What Happened
A new research paper, "Relative Contrastive Learning for Sequential Recommendation with Similarity-based Positive Pair Selection," was posted to arXiv on April 2, 2026. The work proposes a novel training framework designed to improve the performance of deep learning models that predict a user's next action based on their past interaction history—a core task known as sequential recommendation (SR).
The central innovation is a method to generate better training signals for these models using contrastive learning (CL), a self-supervised technique that teaches a model to distinguish between similar and dissimilar data points.
Technical Details
The paper identifies a key limitation in existing CL approaches for SR. Traditional methods often create "positive" training samples via data augmentation—like randomly reordering or substituting items in a user's history—but these operations can distort the original user intent. An alternative, Supervised Contrastive Learning (SCL), uses sequences that end with the same target item as positives. However, such identical sequences are rare, leading to a scarcity of training signals.
The proposed Relative Contrastive Learning (RCL) framework solves this by introducing a dual-tiered positive sample selection:
- Strong Positives: Sequences with the same target item (as in SCL).
- Weak Positives: Sequences that are semantically similar in their progression but end with a different target item.
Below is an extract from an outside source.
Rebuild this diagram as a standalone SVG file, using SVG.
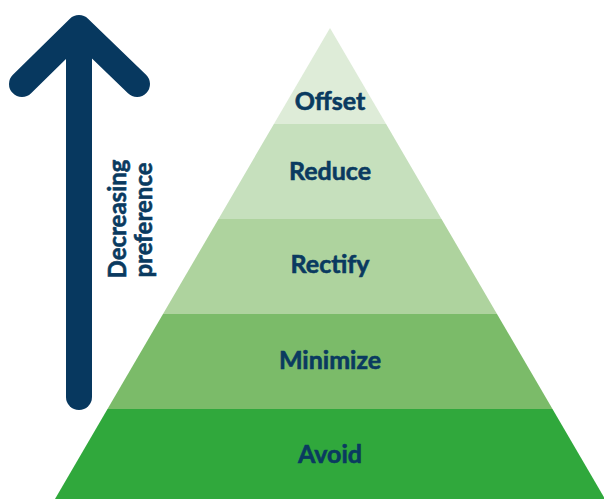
<svg xmlns="http://www.w3.org/2000/svg" width="604" height="499" viewBox="0 0 604 499">
<style>
.lbl{font-family:Lato,"Open Sans","Liberation Sans",sans-serif;font-weight:bold;font-size:25px;fill:#0a3a60;stroke:#0a3a60;stroke-width:0.6;text-anchor:middle}
.side{font-family:Lato,"Open Sans","Liberation Sans",sans-serif;font-weight:bold;font-size:24px;fill:#0a3a60;stroke:#0a3a60;stroke-width:0.6;text-anchor:middle}
.arrow{fill:none;stroke:#07385f;stroke-width:26;stroke-linecap:round;stroke-linejoin:round}
</style>
<rect width="604" height="499" fill="#ffffff"/>
<g id="offset">
<polygon points="330,28 386.1,124 273.9,124" fill="#deecd8"/>
<text class="lbl" x="330" y="110">Offset</text>
</g>
<g id="reduce">
<polygon points="273.9,124 386.1,124 441.5,219 218.5,219" fill="#c6e0bd"/>
<text class="lbl" x="330" y="180">Reduce</text>
</g>
<g id="rectify">
<polygon points="218.5,219 441.5,219 497,314 163,314" fill="#aed39e"/>
<text class="lbl" x="330" y="273">Rectify</text>
</g>
<g id="minimize">
<polygon points="163,314 497,314 552.5,409 107.5,409" fill="#7bbb69"/>
<text class="lbl" x="330" y="369">Minimize</text>
</g>
<g id="avoid">
<polygon points="107.5,409 552.5,409 605,499 55,499" fill="#30a83c"/>
<text class="lbl" x="330" y="463">Avoid</text>
</g>
<g id="preference-arrow">
<path class="arrow" d="M22,84 L79,28 L137,84"/>
<path class="arrow" d="M79,30 L79,397"/>
<text class="side" transform="translate(126,219) rotate(-90)">Decreasing</text>
<text class="side" transform="translate(152,220) rotate(-90)">preference</text>
</g>
</svg>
For example, a sequence ending with a user purchasing a silk tie might use another tie-buying sequence as a strong positive. It could use a sequence where a user browsed similar formalwear (e.g., cufflinks, a pocket square) but ultimately bought a different item as a weak positive.
The RCL module then employs a weighted relative contrastive loss. This loss function does not just pull representations of positive pairs closer together. It specifically enforces that an anchor sequence's representation is closer to its strong positives than to its weak positives. This creates a more nuanced and information-rich learning objective.
The authors applied RCL on top of two mainstream SR model architectures. Empirical results across five public datasets and one private dataset show that RCL delivers an average improvement of 4.88% over state-of-the-art SR methods.
Retail & Luxury Implications
This research is directly applicable to the core engine of digital retail: the next-item recommendation system. For luxury and fashion retailers, where customer journeys are often highly curated and sequential (e.g., viewing a runway show → exploring a lookbook → adding an item to a wishlist → purchasing), accurately modeling sequence intent is paramount.

Potential Applications:
- Post-Purchase & Cross-Sell: After a customer buys a handbag, the model could more accurately recommend complementary items (shoes, scarves) by understanding sequences of customers with similar taste profiles, even if they didn't buy the exact same bag.
- Session-Based Recommendations: For anonymous browsing sessions on a website or app, RCL could improve real-time "customers also viewed" and "complete the look" suggestions by better matching the current session's intent to historically similar sessions.
- Longitudinal Customer Modeling: For loyalty program members, the model could refine its understanding of a customer's evolving style by learning from sequences of similar customers, leading to more personalized seasonal campaign recommendations.
The key advantage for luxury is the potential for more intent-aware, rather than just item-similar, recommendations. This moves beyond "you bought X, so buy Y" to "your journey resembles this group's journey, which often leads to Z."
Implementation Approach
Integrating RCL into an existing production SR pipeline would be a significant engineering undertaking, suitable for teams with mature MLOps practices.

Technical Requirements:
- Data Pipeline: Requires access to granular, timestamped user interaction sequences (views, adds-to-cart, purchases).
- Model Retraining: RCL is a training framework, not an inference-time model. It necessitates retraining or fine-tuning existing SR models (like GRU4Rec or SASRec), which requires substantial GPU resources.
- Similarity Computation: The weak positive selection module requires an efficient way to compute sequence similarity, adding pre-processing overhead.
- A/B Testing Infrastructure: To validate the claimed 4-5% lift in a live environment, robust A/B testing capabilities are essential, measuring downstream metrics like conversion rate and average order value.
Complexity: High. This is a cutting-edge research technique, not an off-the-shelf SaaS solution. It would require a dedicated team of machine learning engineers and researchers to adapt, productionize, and maintain.
Governance & Risk Assessment
- Privacy: Using detailed user sequences for training intensifies data privacy obligations. All training must comply with GDPR, CCPA, and internal data governance policies, likely requiring robust anonymization or federated learning approaches.
- Bias: The model learns from historical sequences. If past recommendations or customer behaviors reflect societal or systemic biases (e.g., steering certain demographics toward lower-value items), RCL could inadvertently amplify these patterns by learning from "similar" sequences. Proactive bias auditing is critical.
- Maturity: This is an arXiv preprint, meaning it has not undergone formal peer review. While the results are promising, the method is in a research stage. Production readiness is likely 12-24 months away, pending independent validation and optimization for scale.